Jharkhand Board JAC Class 10 Maths Solutions Chapter 3 Pair of Linear Equations in Two Variables Ex 3.2 Textbook Exercise Questions and Answers.

## JAC Board Class 10 Maths Solutions Chapter 3 Pair of Linear Equations in Two Variables Exercise 3.2

Question 1.

Form the pair of linear equations in the following problems, and find their solutions graphically:

1. 10 students of Class X took part in a Mathematics quiz. If the number of girls is 4 more than the number of boys, find the number of boys and girls who took part in the quiz.

2. 5 pencils and 7 pens together cost 50, whereas 7 pencils and 5 pens together cost ₹ 46. Find the cost of one pencil and that of one pen.

Solution:

1. Let the number of boys be x and the number of girls be y.
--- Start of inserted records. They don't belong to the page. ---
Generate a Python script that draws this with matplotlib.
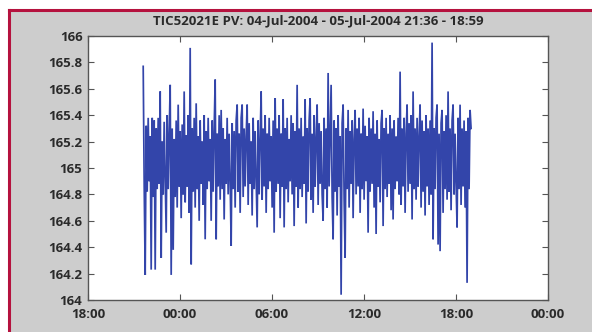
import numpy as np
import matplotlib
matplotlib.use('Agg')
import matplotlib.pyplot as plt
import matplotlib.dates as mdates
from matplotlib.lines import Line2D
from matplotlib.patches import Rectangle
from matplotlib.ticker import FuncFormatter
from datetime import datetime

# Process value log for TIC52021E
tag = 'TIC52021E PV'
t_start = datetime(2004, 7, 4, 21, 36)
t_end = datetime(2004, 7, 5, 18, 59)

pv = [
    165.77, 164.86, 164.19, 165.32, 164.82, 165.38, 164.90, 165.24, 164.23, 165.38, 164.78, 165.36, 164.23, 165.30, 164.84, 165.38,
    164.88, 165.58, 164.32, 165.20, 164.80, 165.35, 164.92, 164.51, 165.40, 164.84, 165.26, 165.63, 164.19, 165.30, 164.38, 165.22,
    164.78, 165.36, 164.70, 165.48, 164.86, 165.28, 164.62, 165.33, 164.80, 165.58, 164.74, 165.25, 164.86, 165.40, 164.66, 165.91,
    164.27, 165.30, 164.82, 165.38, 164.70, 165.49, 164.84, 165.24, 164.60, 165.36, 164.88, 165.20, 164.72, 165.40, 164.46, 165.28,
    164.84, 165.38, 164.90, 165.22, 164.60, 165.36, 164.82, 165.30, 165.67, 164.46, 165.26, 164.86, 165.40, 164.76, 165.44, 164.84,
    165.30, 164.61, 165.22, 164.88, 165.38, 164.80, 165.26, 164.90, 164.41, 165.34, 164.84, 165.28, 164.70, 165.36, 165.48, 164.82,
    165.26, 164.66, 165.38, 165.48, 164.78, 165.30, 164.86, 165.24, 165.48, 164.72, 165.34, 164.88, 165.20, 164.64, 165.38, 164.84,
    165.28, 164.90, 164.55, 165.36, 164.80, 165.22, 165.58, 164.76, 165.30, 164.86, 165.40, 164.66, 165.26, 164.84, 165.38, 164.90,
    165.24, 164.70, 165.36, 164.51, 165.53, 164.82, 165.30, 164.88, 165.40, 164.62, 165.26, 164.86, 165.52, 164.55, 165.30, 164.84,
    165.38, 164.74, 165.22, 164.90, 165.40, 164.80, 165.34, 164.56, 165.28, 164.86, 165.63, 164.70, 165.30, 164.84, 165.38, 164.78,
    165.24, 164.88, 165.52, 164.58, 165.30, 164.82, 165.36, 165.53, 164.76, 165.26, 164.66, 165.40, 164.86, 165.22, 165.48, 164.72,
    165.34, 164.88, 165.28, 164.80, 164.60, 165.38, 164.84, 165.30, 164.70, 165.72, 164.86, 165.26, 165.63, 164.78, 164.46, 165.36,
    164.82, 165.30, 164.64, 165.40, 164.86, 165.24, 164.04, 165.34, 165.48, 164.76, 164.32, 165.30, 164.84, 165.44, 164.70, 165.28,
    164.88, 165.36, 164.62, 165.22, 165.44, 164.80, 165.30, 164.86, 165.38, 164.66, 165.26, 164.84, 165.45, 164.76, 165.32, 164.90,
    165.24, 164.51, 165.38, 164.82, 165.30, 164.88, 165.43, 164.70, 165.26, 164.50, 165.36, 164.86, 165.22, 164.74, 165.34, 165.44,
    164.56, 165.30, 164.84, 165.38, 164.78, 165.26, 164.88, 165.40, 164.68, 165.30, 164.61, 165.36, 164.84, 165.24, 164.90, 165.38,
    164.80, 165.73, 164.72, 165.30, 164.86, 165.38, 164.66, 165.26, 165.48, 164.82, 165.34, 164.88, 165.40, 164.61, 165.58, 164.84,
    165.30, 164.76, 165.38, 164.86, 165.24, 165.48, 164.70, 165.36, 164.82, 165.28, 164.64, 165.40, 164.86, 165.30, 164.72, 165.36,
    164.80, 165.95, 164.46, 165.30, 164.84, 165.38, 165.48, 164.42, 165.26, 164.37, 165.34, 165.44, 164.66, 165.28, 164.84, 165.40,
    164.76, 165.58, 164.82, 165.30, 164.68, 165.36, 165.48, 164.80, 165.26, 164.88, 164.55, 165.38, 164.84, 165.48, 164.72, 165.30,
    164.86, 165.36, 164.70, 165.28, 164.13, 165.38, 164.84, 165.44, 165.30,
]

# evenly sampled between first and last record
t = np.linspace(mdates.date2num(t_start), mdates.date2num(t_end), len(pv))

W, H = 592, 332
fig = plt.figure(figsize=(W / 100, H / 100), dpi=100, facecolor='white')

# grey panel with red frame on top and left
fig.patches.append(Rectangle((9 / W, 0), 1, 1 - 11 / H, transform=fig.transFigure,
                             facecolor='#cdcdcd', edgecolor='none', zorder=-2))
fig.lines.append(Line2D([8.5 / W, 8.5 / W], [0, 1 - 9.5 / H], transform=fig.transFigure,
                        color='#b5123e', lw=2.2, zorder=-1))
fig.lines.append(Line2D([8.5 / W, 1], [1 - 10 / H, 1 - 10 / H], transform=fig.transFigure,
                        color='#b5123e', lw=2.2, zorder=-1))

ax = fig.add_axes([88 / W, 1 - 300 / H, 460 / W, 264 / H])
ax.set_zorder(1)
ax.set_facecolor('white')
ax.plot(t, pv, color='#3345aa', lw=1.25, solid_joinstyle='miter')

ax.set_xlim(datetime(2004, 7, 4, 18, 0), datetime(2004, 7, 6, 0, 0))
ax.set_ylim(164, 166)
ax.set_yticks(np.arange(164, 166.01, 0.2))
ax.yaxis.set_major_formatter(FuncFormatter(lambda v, p: '%g' % round(v, 1)))
ax.xaxis.set_major_locator(mdates.HourLocator(byhour=[0, 6, 12, 18]))
ax.xaxis.set_major_formatter(mdates.DateFormatter('%H:%M'))

for s in ax.spines.values():
    s.set_color('#555555')
    s.set_linewidth(1.0)
ax.tick_params(direction='in', length=4, width=0.8, color='#555555',
               top=True, right=True, labelsize=9.5, labelcolor='#2a2a2a')
ax.tick_params(axis='x', pad=6)
ax.tick_params(axis='y', pad=4)
for lbl in ax.get_xticklabels() + ax.get_yticklabels():
    lbl.set_fontweight('bold')
    lbl.set_fontfamily('Open Sans')

ax.set_title('%s: %s - %s %s - %s' % (tag, t_start.strftime('%d-%b-%Y'), t_end.strftime('%d-%b-%Y'),
                                      t_start.strftime('%H:%M'), t_end.strftime('%H:%M')),
             fontsize=9.5, fontweight='bold', family='Open Sans', color='#2a2a2a', pad=8)

fig.savefig('out.png', dpi=100, facecolor=fig.get_facecolor())
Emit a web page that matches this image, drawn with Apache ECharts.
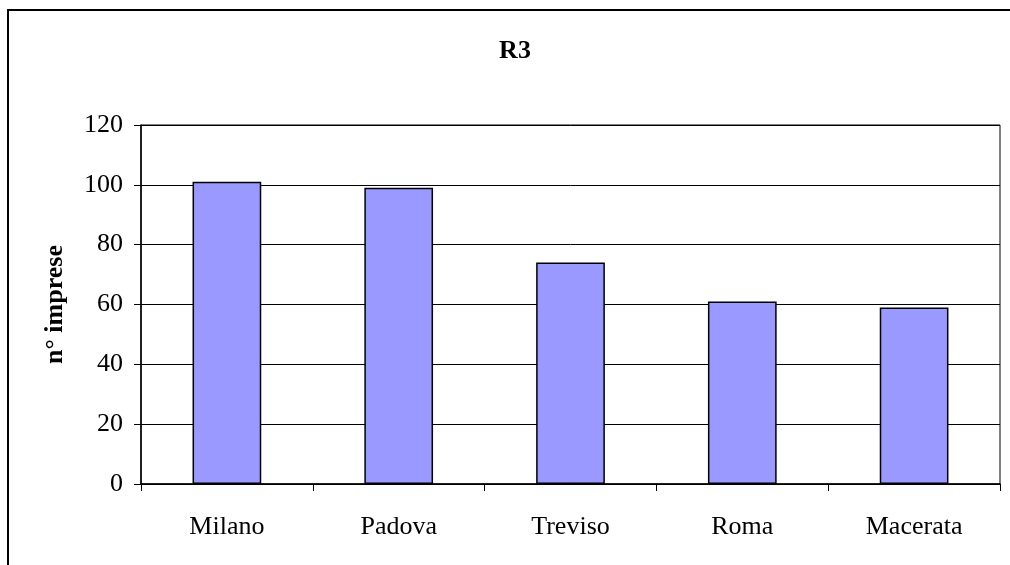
<!DOCTYPE html>
<html>
<head>
<meta charset="utf-8">
<title>R3</title>
<script src="https://cdn.jsdelivr.net/npm/echarts@6/dist/echarts.min.js"></script>
<style>
  html, body { margin: 0; padding: 0; background: #fff; }
  #chart { width: 1010px; height: 565px; }
</style>
</head>
<body>
<div id="chart"></div>
<script>
const cities = ["Milano", "Padova", "Treviso", "Roma", "Macerata"];
const imprese = [101, 99, 74, 61, 59];
const yTicks = [0, 20, 40, 60, 80, 100, 120];

const font = "'Liberation Serif', 'Times New Roman', serif";
const chart = echarts.init(document.getElementById("chart"));

chart.setOption({
  backgroundColor: "#fff",
  animation: false,
  title: {
    text: "R3",
    left: 510,
    top: 33,
    textAlign: "center",
    textStyle: { fontFamily: font, fontSize: 26, fontWeight: "bold", color: "#000" }
  },
  // frame of the chart area (only top and left edges are inside the picture)
  graphic: [
    {
      type: "polyline",
      shape: { points: [[8, 600], [8, 10], [1040, 10]] },
      style: { stroke: "#000", lineWidth: 2, fill: null }
    }
  ],
  grid: {
    left: 141,
    right: 10,
    top: 125,
    height: 359,
    show: true,
    borderColor: "#000",
    borderWidth: 1,
    backgroundColor: "#fff"
  },
  xAxis: {
    type: "category",
    data: cities,
    axisLine: { lineStyle: { color: "#000", width: 1.5 } },
    axisTick: { show: true, length: 7, lineStyle: { color: "#000" } },
    axisLabel: { fontFamily: font, fontSize: 26, color: "#000", margin: 30 },
    splitLine: { show: false }
  },
  yAxis: {
    type: "value",
    min: yTicks[0],
    max: yTicks[yTicks.length - 1],
    interval: 20,
    name: "n° imprese",
    nameLocation: "middle",
    nameGap: 73,
    nameTextStyle: { fontFamily: font, fontSize: 26, fontWeight: "bold", color: "#000" },
    axisLine: { show: true, lineStyle: { color: "#000", width: 1.5 } },
    axisTick: { show: true, length: 7, lineStyle: { color: "#000" } },
    axisLabel: { fontFamily: font, fontSize: 26, color: "#000", margin: 18 },
    splitLine: { show: true, lineStyle: { color: "#000", width: 1 } }
  },
  series: [
    {
      type: "bar",
      data: imprese,
      barWidth: "40%",
      itemStyle: { color: "#9999ff", borderColor: "#000", borderWidth: 1.5 }
    }
  ]
});
</script>
</body>
</html>
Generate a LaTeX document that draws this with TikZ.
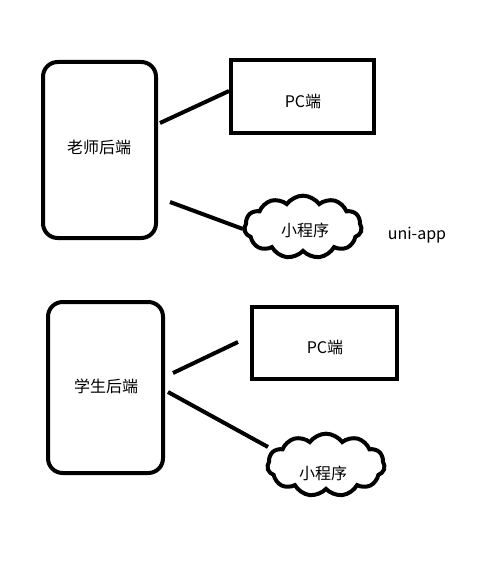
\documentclass[tikz,border=0pt]{standalone}
\usepackage{fontspec}
\setmainfont{Noto Sans CJK SC}
\usetikzlibrary{shapes.symbols}
\begin{document}
\begin{tikzpicture}[x=0.75pt,y=-0.75pt,
  thick line/.style={line width=3pt},
  backend/.style={draw,line width=3pt,rounded corners=11pt},
  pcbox/.style={draw,line width=3pt},
  cloudbox/.style={draw,line width=3pt,cloud,cloud puffs=11,cloud puff arc=110,aspect=2.2,inner sep=0pt,minimum width=88pt,minimum height=47pt},
  lbl/.style={font=\fontsize{12pt}{14pt}\selectfont}]
\useasboundingbox (0,0) rectangle (485,567);
% teacher
\draw[backend] (43,62) rectangle (156,238);
\node[lbl] (t) at (99,147) {老师后端};
\draw[pcbox] (231,60) rectangle (374,133);
\node[lbl] (tpc) at (303,101) {PC端};
\node[cloudbox] (tc) at (303,227) {};
\node[lbl] (tmp) at (305,230) {小程序};
\node[lbl] (uni) at (417,235) {uni-app};
\coordinate (a1) at (160,123);
\coordinate (a2) at (229,91);
\coordinate (b1) at (170,202);
\coordinate (b2) at (243,229);
\draw[thick line] (a1) -- (a2);
\draw[thick line] (b1) -- (b2);
% student
\draw[backend] (48,302) rectangle (163,473);
\node[lbl] (s) at (106,386) {学生后端};
\draw[pcbox] (252,307) rectangle (397,379);
\node[lbl] (spc) at (325,347) {PC端};
\node[cloudbox] (sc) at (326,465) {};
\node[lbl] (smp) at (323,473) {小程序};
\coordinate (c1) at (173,373);
\coordinate (c2) at (238,342);
\coordinate (d1) at (168,392);
\coordinate (d2) at (268,447);
\draw[thick line] (c1) -- (c2);
\draw[thick line] (d1) -- (d2);
\end{tikzpicture}
\end{document}
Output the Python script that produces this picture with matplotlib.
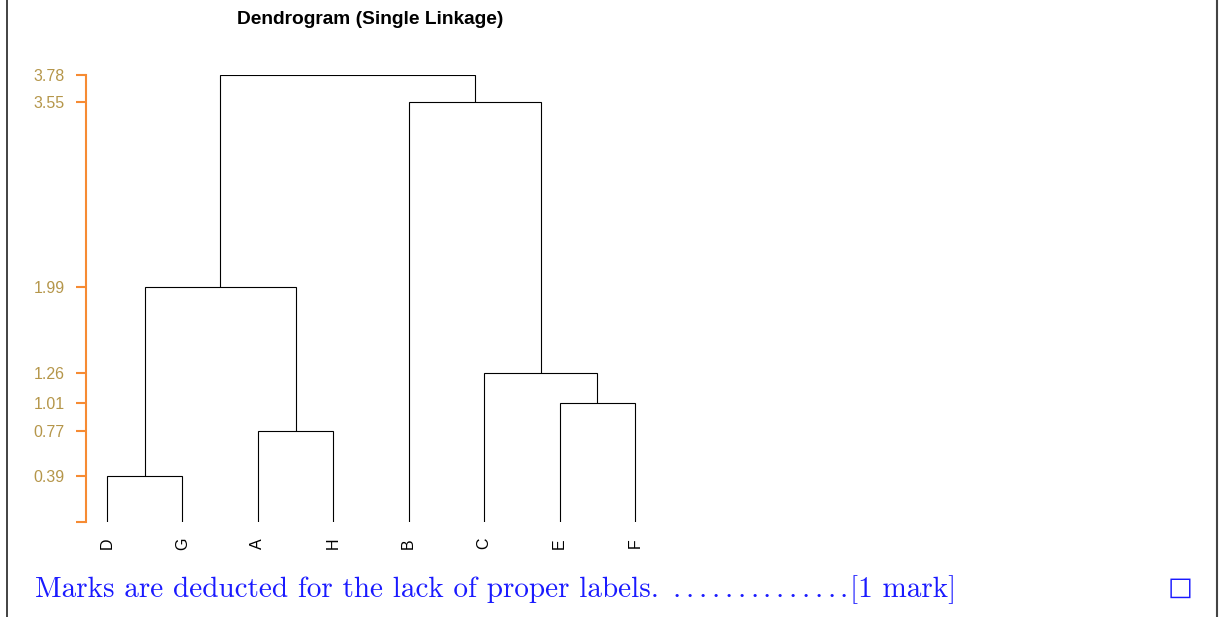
import matplotlib
matplotlib.use("Agg")
import matplotlib.pyplot as plt
from matplotlib.lines import Line2D

# ---- data ----
leaf_labels = ["D", "G", "A", "H", "B", "C", "E", "F"]
merge_left = ["D", "A", "E", "C", "DG", "B", "DGAH"]
merge_right = ["G", "H", "F", "EF", "AH", "CEF", "BCEF"]
merge_height = [0.39, 0.77, 1.01, 1.26, 1.99, 3.55, 3.78]
ytick_values = [0, 0.39, 0.77, 1.01, 1.26, 1.99, 3.55, 3.78]
ytick_labels = ["", "0.39", "0.77", "1.01", "1.26", "1.99", "3.55", "3.78"]
title = "Dendrogram (Single Linkage)"
note = "Marks are deducted for the lack of proper labels."
note_mark = "[1 mark]"
n_dots = 14

W, H = 1219, 617
fig = plt.figure(figsize=(W / 100, H / 100), dpi=100)

# axes placement in pixels
px_left, px_right = 86, 655
px_top, px_bottom = 75, 522
ax = fig.add_axes([px_left / W, 1 - px_bottom / H,
                   (px_right - px_left) / W, (px_bottom - px_top) / H])

# build dendrogram geometry
pos = {lab: float(i) for i, lab in enumerate(leaf_labels)}
hgt = {lab: 0.0 for lab in leaf_labels}
for l, r, h in zip(merge_left, merge_right, merge_height):
    xl, xr = pos[l], pos[r]
    ax.plot([xl, xl, xr, xr], [hgt[l], h, h, hgt[r]], color="black",
            lw=0.8, solid_joinstyle="miter", solid_capstyle="butt")
    name = l + r
    pos[name] = (xl + xr) / 2
    hgt[name] = h

unit = (635 - 107) / 7
ax.set_xlim(-(107 - px_left) / unit, 7 + (px_right - 635) / unit)
ax.set_ylim(0, max(merge_height))

orange = "#f68b33"
gold = "#b5964a"
for s in ["top", "right", "bottom"]:
    ax.spines[s].set_visible(False)
ax.spines["left"].set_color(orange)
ax.spines["left"].set_linewidth(1.5)
ax.set_yticks(ytick_values)
ax.set_yticklabels(ytick_labels)
ax.tick_params(axis="y", colors=orange, labelcolor=gold, length=7.5,
               width=1.5, pad=8, labelsize=11.5)
for t in ax.get_yticklabels():
    t.set_fontfamily("Liberation Sans")

ax.set_xticks(range(len(leaf_labels)))
ax.set_xticklabels(leaf_labels, rotation=90, fontfamily="Liberation Sans",
                   fontsize=11.5)
ax.tick_params(axis="x", length=0, pad=11.5)

fig.text(370.5 / W, 1 - 19 / H, title, ha="center", va="center",
         fontsize=13.8, fontweight="bold", family="Liberation Sans")

blue = "#1a1aff"
fig.text(35 / W, 1 - 597 / H, note, ha="left", va="baseline",
         fontsize=21, family="cmr10", color=blue)
dot_x0, dot_step = 677, 12.85
for i in range(n_dots):
    fig.text((dot_x0 + i * dot_step) / W, 1 - 597 / H, ".", ha="center",
             va="baseline", fontsize=21, family="cmr10", color=blue)
fig.text(850 / W, 1 - 597 / H, note_mark, ha="left", va="baseline",
         fontsize=21, family="cmr10", color=blue)
fig.text(1180 / W, 1 - 587.5 / H, "□", ha="center", va="center",
         fontsize=19, family="DejaVu Sans", color=blue)

fig.add_artist(Line2D([7 / W, 7 / W], [0, 1], color="#222222", lw=1.2,
                      transform=fig.transFigure))
fig.add_artist(Line2D([1217 / W, 1217 / W], [0, 1], color="#444444", lw=1.5,
                      transform=fig.transFigure))

fig.savefig("out.png", dpi=100)
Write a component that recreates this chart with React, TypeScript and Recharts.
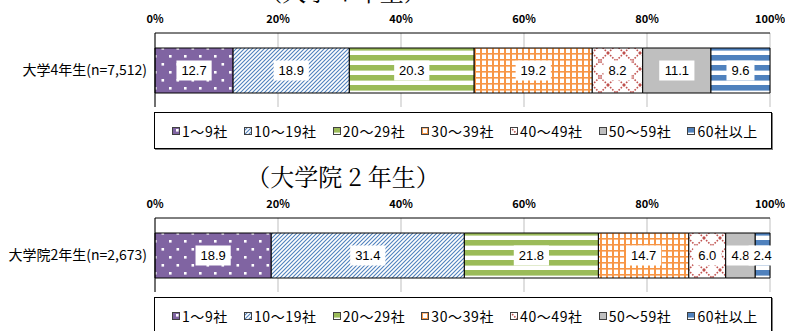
import { BarChart, Bar, XAxis, YAxis, CartesianGrid, LabelList } from 'recharts'

// 企業数の区分（凡例）
const categories = ['1～9社', '10～19社', '20～29社', '30～39社', '40～49社', '50～59社', '60社以上']

// 大学4年生
const undergradTitle = '（大学 4 年生）'
const undergradLabel = '大学4年生(n=7,512)'
const undergradValues = [12.7, 18.9, 20.3, 19.2, 8.2, 11.1, 9.6]

// 大学院2年生
const gradTitle = '（大学院 2 年生）'
const gradLabel = '大学院2年生(n=2,673)'
const gradValues = [18.9, 31.4, 21.8, 14.7, 6.0, 4.8, 2.4]

const xTicks = [0, 20, 40, 60, 80, 100]

const JP_FONT = '"Noto Sans CJK JP", "Noto Sans", sans-serif'
const NUM_FONT = '"Liberation Sans", Arial, sans-serif'

function Patterns({ prefix }: { prefix: string }) {
  return (
    <defs>
      {/* 紫 + 白ドット */}
      <pattern id={`${prefix}0`} width="15" height="16" patternUnits="userSpaceOnUse">
        <rect width="15" height="16" fill="#8064A2" />
        <rect x="4" y="2" width="2.6" height="2.6" fill="#fff" />
        <rect x="11.5" y="10" width="2.6" height="2.6" fill="#fff" />
      </pattern>
      {/* 青の斜線 */}
      <pattern id={`${prefix}1`} width="4" height="4" patternUnits="userSpaceOnUse">
        <rect width="4" height="4" fill="#fff" />
        <path d="M-1,1 L1,-1 M0,4 L4,0 M3,5 L5,3" stroke="#4F81BD" strokeWidth="1.1" />
      </pattern>
      {/* 緑の横縞 */}
      <pattern id={`${prefix}2`} width="10" height="10" patternUnits="userSpaceOnUse">
        <rect width="10" height="10" fill="#fff" />
        <rect width="10" height="5.6" fill="#9BBB59" />
      </pattern>
      {/* オレンジの格子 */}
      <pattern id={`${prefix}3`} width="6" height="6" patternUnits="userSpaceOnUse">
        <rect width="6" height="6" fill="#fff" />
        <rect width="2" height="6" fill="#F79646" />
        <rect width="6" height="1.6" fill="#F79646" />
      </pattern>
      {/* 赤の点線菱形 */}
      <pattern id={`${prefix}4`} width="16" height="16" patternUnits="userSpaceOnUse">
        <rect width="16" height="16" fill="#fff" />
        <path d="M0,0 L16,16 M16,0 L0,16" stroke="#C0504D" strokeWidth="1.6" strokeDasharray="1.6 1.4" />
      </pattern>
      {/* グレー */}
      <pattern id={`${prefix}5`} width="4" height="4" patternUnits="userSpaceOnUse">
        <rect width="4" height="4" fill="#BFBFBF" />
      </pattern>
      {/* 青の横縞 */}
      <pattern id={`${prefix}6`} width="10" height="10" patternUnits="userSpaceOnUse">
        <rect width="10" height="10" fill="#fff" />
        <rect width="10" height="5.6" fill="#4F81BD" />
      </pattern>
    </defs>
  )
}

function textWidth(s: string) {
  let w = 0
  for (const c of s) w += c === '.' ? 3.6 : 7.2
  return w
}

function BoxLabel(props: any) {
  const { x, y, width, height, value } = props
  const text = Number(value).toFixed(1)
  const w = textWidth(text) + 10
  const cx = x + width / 2
  const cy = y + height / 2
  return (
    <g>
      <rect x={cx - w / 2} y={cy - 10} width={w} height={20} fill="#fff" />
      <text x={cx} y={cy} dy={4.7} textAnchor="middle" fontSize={13} fontFamily={NUM_FONT} fill="#000">
        {text}
      </text>
    </g>
  )
}

function CatTick(props: any) {
  const { x, y, payload } = props
  return (
    <text x={x} y={y} dy={5} textAnchor="end" fontSize={14} fontFamily={JP_FONT} fill="#000">
      {payload.value}
    </text>
  )
}

function Panel({
  top,
  title,
  label,
  values,
  prefix,
}: {
  top: number
  title: string
  label: string
  values: number[]
  prefix: string
}) {
  const row: Record<string, string | number> = { name: label }
  values.forEach((v, i) => (row[`v${i}`] = v))

  return (
    <div style={{ position: 'absolute', left: 0, top, width: 785, height: 185 }}>
      <div
        style={{
          position: 'absolute',
          left: 0,
          top: 1,
          width: 686,
          textAlign: 'center',
          fontSize: 24,
          lineHeight: '30px',
          fontFamily: '"Noto Serif CJK JP", serif',
          color: '#000',
          whiteSpace: 'pre',
        }}
      >
        {title}
      </div>

      <div style={{ position: 'absolute', left: 0, top: 30 }}>
        <BarChart
          layout="vertical"
          width={785}
          height={102}
          data={[row]}
          margin={{ top: 0, right: 15, bottom: 0, left: 0 }}
          barSize={45}
        >
          <Patterns prefix={prefix} />
          <CartesianGrid horizontal={false} stroke="#BFBFBF" />
          <XAxis
            type="number"
            orientation="top"
            domain={[0, 100]}
            ticks={xTicks}
            tickFormatter={(v: number) => `${v}%`}
            axisLine={{ stroke: '#000' }}
            tickLine={false}
            tickMargin={4}
            height={28}
            tick={{ fontSize: 11, fill: '#000', fontFamily: JP_FONT, fontWeight: 700 }}
          />
          <YAxis
            type="category"
            dataKey="name"
            width={155}
            axisLine={{ stroke: '#000' }}
            tickLine={false}
            tick={<CatTick />}
          />
          {categories.map((c, i) => (
            <Bar
              key={c}
              name={c}
              dataKey={`v${i}`}
              stackId="a"
              fill={`url(#${prefix}${i})`}
              stroke="#000"
              strokeWidth={1}
              isAnimationActive={false}
            >
              <LabelList dataKey={`v${i}`} content={<BoxLabel />} />
            </Bar>
          ))}
        </BarChart>
      </div>

      <div
        style={{
          position: 'absolute',
          left: 154,
          top: 137,
          width: 618,
          height: 37,
          border: '1px solid #000',
          boxShadow: '1px 1px 0 #7f7f7f',
          background: '#fff',
          display: 'flex',
          alignItems: 'center',
          paddingLeft: 17,
          boxSizing: 'border-box',
          gap: 16,
          fontFamily: JP_FONT,
          fontSize: 14,
          letterSpacing: 0.6,
          color: '#000',
        }}
      >
        {categories.map((c, i) => (
          <div key={c} style={{ display: 'flex', alignItems: 'center', gap: 2 }}>
            <svg width={8} height={8}>
              <rect x={0.5} y={0.5} width={7} height={7} fill={`url(#${prefix}${i})`} stroke="#404040" />
            </svg>
            <span>{c}</span>
          </div>
        ))}
      </div>
    </div>
  )
}

export default function App() {
  return (
    <div
      style={{
        position: 'absolute',
        left: 0,
        top: 0,
        width: 785,
        height: 331,
        overflow: 'hidden',
        background: '#fff',
      }}
    >
      <Panel top={-25} title={undergradTitle} label={undergradLabel} values={undergradValues} prefix="u" />
      <Panel top={160} title={gradTitle} label={gradLabel} values={gradValues} prefix="g" />
    </div>
  )
}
Then, the equations formed as follows:

x + y = 10 ……. (1)

and y = x + 4,

i.e., y – x = 4 …… (2)

To draw the graphs of these equations,

we find two solutions for each equation.

For equation (1), x + y = 10 gives y = 10 – x.

x | 0 | 5 |

y | 10 | 5 |

For equation (2), y – x = 4 gives y = x + 4.

x | 0 | 2 |

y | 4 | 6 |

Two lines intersect at point (3, 7). Hence, x = 3 and y = 7 is the required solution of the pair of linear equations.

Thus, 3 boys and 7 girls took part in the quiz.

Verification : x = 3 and y = 7 satisfy both the equations x + y = 10 and y – x = 4.

2. Let the cost of each pencil be ₹ x and the cost of each pen be ₹ y.

Then, from the given information, we receive the following equations:

5x + 7y = 50 ……… (1)

7x + 5y = 46 ……….. (2)

To draw the graphs of these equations, we find two solutions for each equation.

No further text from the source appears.